Tremonte and her D.C. teaching partner were pleasantly surprised by their students’ progress in the “Four Cs” of 21st century learning: creativity, communication, critical thinking, and collaboration.

And Tremonte drew encouragement and insight through the process from her Seattle Pacific community under the guidance of David Wicks, associate professor of curriculum and instruction. He helped her think about ways to integrate technology in her classroom and creatively meet student learning standards.

“I was fortunate to be able to troubleshoot and problem-solve with my cohort and instructors in the SPU community,” says Tremonte, “and to work things out with students in real time.”

Teaching teachers in ways they can apply in their current positions — that’s one of the goals of the DEL program as Wicks has envisioned it.

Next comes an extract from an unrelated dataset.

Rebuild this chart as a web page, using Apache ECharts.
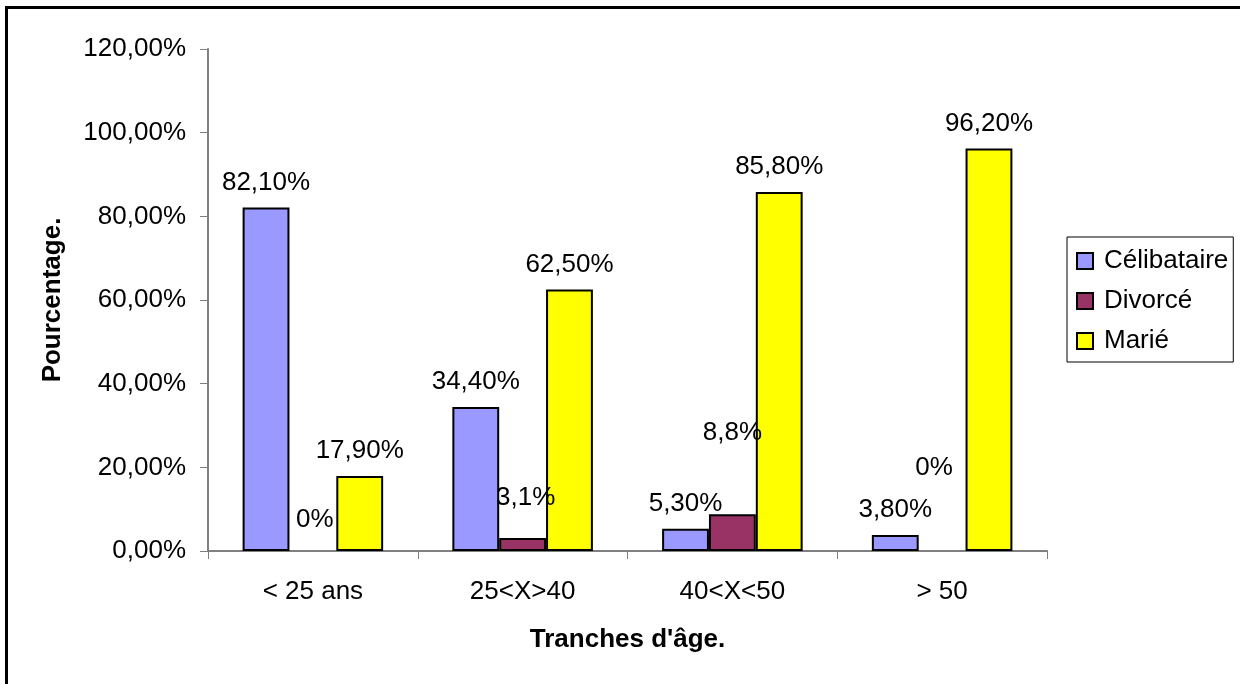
<!DOCTYPE html>
<html>
<head>
<meta charset="utf-8">
<script src="https://cdn.jsdelivr.net/npm/echarts@6/dist/echarts.min.js"></script>
<style>
html,body{margin:0;padding:0;background:#fff;}
#chart{width:1240px;height:684px;}
</style>
</head>
<body>
<div id="chart"></div>
<script>
const categories = ['< 25 ans', '25<X>40', '40<X<50', '> 50'];
const seriesNames = ['Célibataire', 'Divorcé', 'Marié'];
const celibataire = [82.1, 34.4, 5.3, 3.8];
const divorce = [0, 3.1, 8.8, 0];
const marie = [17.9, 62.5, 85.8, 96.2];
const celibataireLabels = ['82,10%', '34,40%', '5,30%', '3,80%'];
const divorceLabels = ['0%', '3,1%', '8,8%', '0%'];
const marieLabels = ['17,90%', '62,50%', '85,80%', '96,20%'];
const yTickLabels = ['0,00%', '20,00%', '40,00%', '60,00%', '80,00%', '100,00%', '120,00%'];

// label placement tweaks (styling only)
const divorceLabelOffsets = [[2, -6], [3, -15], [0, -56], [-8, -58]];

const FONT = '"Liberation Sans", Arial, sans-serif';
const colors = ['#9999FF', '#993366', '#FFFF00'];

function makeSeries(name, values, labels, color, offsets) {
  return {
    name: name,
    type: 'bar',
    barGap: '0%',
    barCategoryGap: '33%',
    itemStyle: { color: color, borderColor: '#000', borderWidth: 2 },
    label: {
      show: true,
      position: 'top',
      distance: 12,
      color: '#000',
      fontFamily: FONT,
      fontSize: 26,
      formatter: function (p) { return labels[p.dataIndex]; }
    },
    data: values.map(function (v, i) {
      const d = { value: v };
      if (offsets) d.label = { offset: offsets[i] };
      if (v === 0) d.itemStyle = { borderWidth: 0 };
      return d;
    })
  };
}

const chart = echarts.init(document.getElementById('chart'), null, { renderer: 'canvas' });
chart.setOption({
  animation: false,
  backgroundColor: '#fff',
  textStyle: { fontFamily: FONT },
  graphic: [{
    type: 'rect',
    shape: { x: 6.5, y: 7.5, width: 1400, height: 900 },
    style: { fill: 'none', stroke: '#000', lineWidth: 3 },
    silent: true,
    z: 100
  }],
  grid: { left: 208, right: 193, top: 49, bottom: 133, containLabel: false },
  legend: {
    orient: 'vertical',
    left: 1067,
    top: 237,
    padding: [11, 5, 8, 9],
    itemGap: 14,
    itemWidth: 16,
    itemHeight: 16,
    icon: 'rect',
    borderColor: '#000',
    borderWidth: 1,
    backgroundColor: '#fff',
    textStyle: { fontFamily: FONT, fontSize: 26, color: '#000', padding: [0, 0, 0, 6] },
    data: seriesNames
  },
  xAxis: {
    type: 'category',
    data: categories,
    name: "Tranches d'âge.",
    nameLocation: 'middle',
    nameGap: 76,
    nameTextStyle: { fontFamily: FONT, fontSize: 26, fontWeight: 'bold', color: '#000' },
    axisLine: { lineStyle: { color: '#808080', width: 2 } },
    axisTick: { show: true, length: 8, lineStyle: { color: '#808080', width: 1 } },
    axisLabel: { margin: 28, fontFamily: FONT, fontSize: 26, color: '#000' },
    splitLine: { show: false }
  },
  yAxis: {
    type: 'value',
    min: 0,
    max: 120,
    interval: 20,
    name: 'Pourcentage.',
    nameLocation: 'middle',
    nameGap: 142,
    nameRotate: 90,
    nameTextStyle: { fontFamily: FONT, fontSize: 26, fontWeight: 'bold', color: '#000' },
    axisLine: { show: true, lineStyle: { color: '#808080', width: 2 } },
    axisTick: { show: true, length: 8, lineStyle: { color: '#808080', width: 1 } },
    axisLabel: {
      margin: 22,
      fontFamily: FONT,
      fontSize: 26,
      color: '#000',
      formatter: function (v) { return yTickLabels[Math.round(v / 20)]; }
    },
    splitLine: { show: false }
  },
  series: [
    makeSeries(seriesNames[0], celibataire, celibataireLabels, colors[0]),
    makeSeries(seriesNames[1], divorce, divorceLabels, colors[1], divorceLabelOffsets),
    makeSeries(seriesNames[2], marie, marieLabels, colors[2])
  ]
});
</script>
</body>
</html>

Much about online learning has changed since Seattle Pacific first offered online classes in 1999, but online courses still typically stick to readings, recorded lectures, and asynchronous discussion boards with a large number of students.

Wicks has met students who got master’s degrees online without ever meeting other students or the instructors.

SPU, on the other hand, bypasses the massive open online course model to offer something different: a small, community-based program, capped at 15 students.

“Other institutions are actually going for ‘How many possible people can we get in the same course?’ We’re looking at ‘What’s the right number of people to sustain a community?’” Wicks says.

Wicks commits to meeting each student for coffee or a teaching observation. He occasionally visits classrooms virtually, through a Google Hangout, and uses the same technology to make sure students meet each other.

Tremonte feels close to the rest of her cohort. The students are all local, so they meet up in person along with virtual hangout meetings, she says.

Tech can get pricey, so Wicks is careful to think of strapped budgets by using simple, free tools like Google Classroom. “Simplicity makes them accessible,” says Wicks. “I want it to be easy for teachers to participate.”

This, he says, is consistent with SPU’s Christian vision. “As Christians, we’re called to care about ‘the widows and orphans.’ In our world, those are the digital have-nots. We’re addressing it by using open resources.”

Because of SPU’s innovation, Tremonte herself has become an innovator. She’s been appointed to a lead role with educational technology and has started a professional development program for teachers. She also uses a “bring your own device” approach to classroom technology, which Wicks says works well.

“Students in the DEL program want to be leaders in digital education,” says Wicks. “They want to see the pedagogical use of technology and participate in it. So, wherever possible, we’re modeling that at SPU.”

Tremonte plans to have her next class of seventh-graders collaborate with students in India. And as her class’s global understanding and community expands, so will hers.